January 12, 2009
Not many professors of environmental science focus on both life in the city and in the wilderness. But Peter Schwartzman says we need to be thinking about how communities can better function in relation to nature. "We have to take ownership of our place and our responsibility to it. Our country is over 300 million now. If we destroy the land around us, we aren't going to be able to even feed ourselves."
Schwartzman is an associate professor at Knox and Chair of Environmental Studies since its inception as a major at the college in 2000. He teaches a variety of interdisciplinary science courses in the fields of climatology and natural resources as well as social science courses in the areas of environmental justice and science and technology studies.
But it is the popularity of his Intro to Environmental Studies class that has environmental studies majors like Clint Moore '09 and Nora Nelson '09 steering first year students to the field. "Taking intro to environmental studies from Peter Schwartzman is a must," they chorus.
At 23, Schwartzman says he didn't even know environmental studies existed. He attended a small college in Southern California, Harvey Mudd College, and had planned on becoming a scientist. "When I got to grad school, I studied science and technology studies. It is a social science that examines the history, philosophy and sociology of science. Then as would happen, I went to some extra talks on climate change and global warming. I later researched these topics and inadvertently found environmental studies as a discipline." Schwartzman continued his graduate work at the University of Virginia doing a Ph.D. in the atmospheric sciences with an emphasis on dissecting climatic change. "Another year as a post doctorate and I was hooked on environmental thinking."
He came to Knox fresh out of grad school and says he was looking for a place "where I could live it."
Now, after ten years, he says, "I live Knox." Schwartzman is very pleased how things have gone. "We have a lot of students now majoring in environmental studies, students winning Fulbright Awards, and students getting doctorates and coming back to teach. The future looks very bright." He also says he sees a shift. "It is slow, but sustainability is now a household word. People understand it, and this is a good sign."
On any given weekend you can find Schwartzman, with family in tow, involved with the Knox community. During the summer, he says he does not travel much, partly because of his environmental principles. "But I feel like I can do a lot here. I tell people I can't imagine a better job for me. I also feel obligated to give back to the society in a way. I love being here so much, and I love the students and the activities of this college. I really respect it, and I admire all the things that people do here. "
Schwartzman describes himself an idealistic, optimistic, global citizen. He grew up just outside metropolitan Washington D.C. where there are countless languages spoken and many varieties of food, "But, Galesburg has a lot of diversity as well, and some of the family ties that exist in this community are really important. There are roots here that newcomers like me can tap into. And now I am creating my own roots."
Schwartzman uses the word "community" often and he continues to cultivate that idea through his outreach to the Galesburg community.

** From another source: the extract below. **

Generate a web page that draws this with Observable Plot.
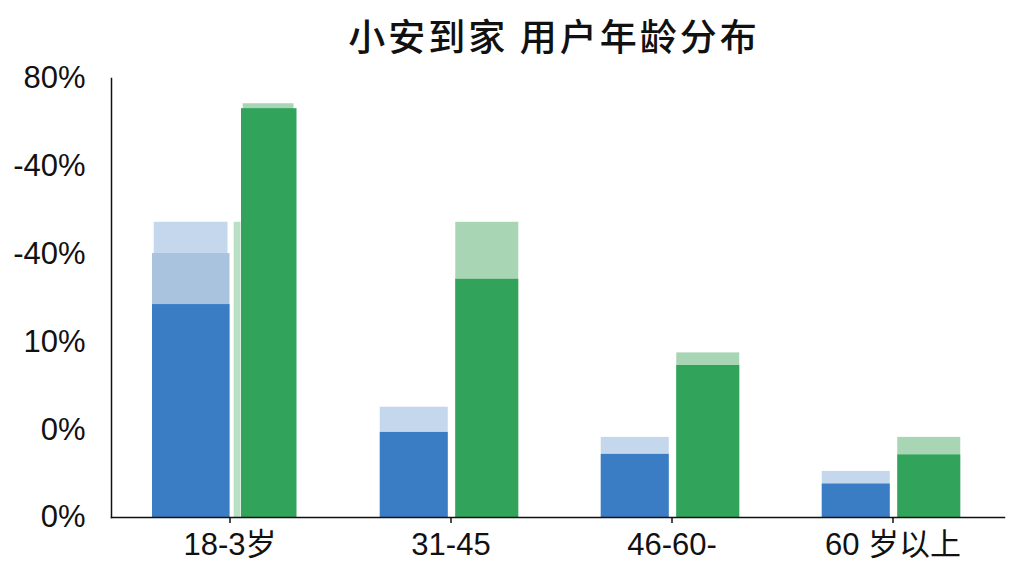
<!DOCTYPE html>
<html>
<head>
<meta charset="utf-8">
<script src="https://cdn.jsdelivr.net/npm/d3@7"></script>
<script src="https://cdn.jsdelivr.net/npm/@observablehq/plot@0.6"></script>
<style>
  html, body { margin: 0; padding: 0; background: #ffffff; }
  #title {
    width: 1024px; box-sizing: border-box; padding-left: 84px;
    height: 56px; line-height: 70px; text-align: center;
    font-family: "Noto Sans CJK SC", sans-serif; font-size: 37px; font-weight: 500; letter-spacing: 3px;
    color: #111; white-space: nowrap;
  }
</style>
</head>
<body>
<div id="title">小安到家 用户年龄分布</div>
<div id="chart"></div>
<script>
// ---- data ----
const categories = ["18-3岁", "31-45", "46-60-", "60 岁以上"];
const blueDark   = [38.8, 15.5, 11.5, 6.1];
const blueMid    = [48.1, null, null, null];
const blueLight  = [53.8, 20.1, 14.6, 8.4];
const greenGhost = [53.8, null, null, null];
const greenDark  = [74.5, 43.4, 27.7, 11.4];
const greenLight = [75.4, 53.8, 30.0, 14.6];
const yTicks      = [0, 16, 32, 48, 64, 80];
const yTickLabels = ["0%", "0%", "10%", "-40%", "-40%", "80%"];

// ---- helpers ----
const rows = (vals) => categories.map((c, i) => ({category: c, value: vals[i]})).filter(d => d.value != null);
const first = (vals) => rows(vals).filter(d => d.category === categories[0]);
const rest = (vals) => rows(vals).filter(d => d.category !== categories[0]);

const C = {
  blueDark: "#3a7dc4", blueMid: "#a9c3df", blueLight: "#c4d7ec",
  greenDark: "#31a35b", greenLight: "#a8d6b5", greenGhost: "#b9e0c4"
};
const font = '"Liberation Sans", Arial, "Noto Sans CJK SC", sans-serif';

const bar = (data, fill, insetLeft, insetRight) =>
  Plot.barY(data, {x: "category", y: "value", fill, insetLeft, insetRight});

const chart = Plot.plot({
  width: 1024,
  height: 520,
  marginLeft: 111,
  marginRight: 20,
  marginTop: 22,
  marginBottom: 59,
  style: {fontFamily: font, fontSize: "31px", color: "#111", background: "#ffffff", overflow: "visible"},
  x: {type: "band", domain: categories, padding: 0, insetLeft: 7},
  y: {domain: [0, 80]},
  marks: [
    // first group (drawn slightly differently in the reference)
    bar(first(blueLight), C.blueLight, 34.7, 112.5),
    bar(first(blueMid), C.blueMid, 33, 110.5),
    bar(first(blueDark), C.blueDark, 33, 110.5),
    bar(first(greenGhost), C.greenGhost, 114.7, 99.5),
    bar(first(greenLight), C.greenLight, 123.7, 46.5),
    bar(first(greenDark), C.greenDark, 122, 43.5),
    // other groups
    bar(rest(blueLight), C.blueLight, 39.75, 113.25),
    bar(rest(blueDark), C.blueDark, 39.75, 113.25),
    bar(rest(greenLight), C.greenLight, 115.25, 42.75),
    bar(rest(greenDark), C.greenDark, 115.25, 42.75),
    // axes
    Plot.frame({anchor: "left", stroke: "#111", strokeWidth: 1.5}),
    Plot.frame({anchor: "bottom", stroke: "#111", strokeWidth: 1.5}),
    Plot.axisX({tickSize: 6, tickPadding: 9, fontSize: 31, label: null, stroke: "#111", strokeWidth: 1.5}),
    Plot.axisY({ticks: yTicks, tickFormat: d => yTickLabels[yTicks.indexOf(d)], tickSize: 0, tickPadding: 26, fontSize: 31, label: null})
  ]
});
document.getElementById("chart").appendChild(chart);
</script>
</body>
</html>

In 2008, Schwartzman and a band of volunteers started a community center. He says that he established The Center, located just a few blocks from campus on Cherry Street, so the Knox College community and the Galesburg community could join efforts to contribute to a better quality of life for all.
After months of exhausting weekend work with volunteers adorned in dust masks and tip toeing through broken glass, rusty nails, and clumps of plaster, The Center opened in February of 2008. "It wasn't pretty stuff. There was stuff coming off of the walls, and we got dirty, but interaction between people can accomplish a lot. I think we all recognize we have to work together to solve problems, and this takes Knox into the community."
Spreading the Wealth
Schwartzman is also a member of Knox's Presidential Task Force on Sustainability. At the beginning of 2008, the task force was created by President Taylor but was largely motivated by students working on environmental issues within the student senate. "They created a subcommittee and this created a tremendous interest that worked into the Green Fee. Now, students contribute every year into a fund to do sustainability projects on campus," he says. The Presidential Task Force serves as a committee to discuss ways the campus can become more knowledgeable and proactive about environmental matters.
Schwartzman has been a board member for the Western Illinois Nature Group (WING) for more than six years and was active in the purchase and development of land for a nature preserve/youth camp, now called Blackthorn Hill, in neighboring Warren County. "It allows people to enjoy nature. If kids are going to respect the land, they need to explore the beauties of it."
But Schwartzman now probably spends more time working on The Center. And it seems to be working. "The heart and soul of any successful organization, city, or group is a collaborative spirit." He refers to Knox students, faculty and staff as "change agents" in the community. "These are the people who can really make things happen," he says.
The people at The Center enjoy working with business and civic leaders and students to add to the strength of the community through workshops, debate, the arts and public service initiatives - an attitude Schwartzman echoes in his own actions.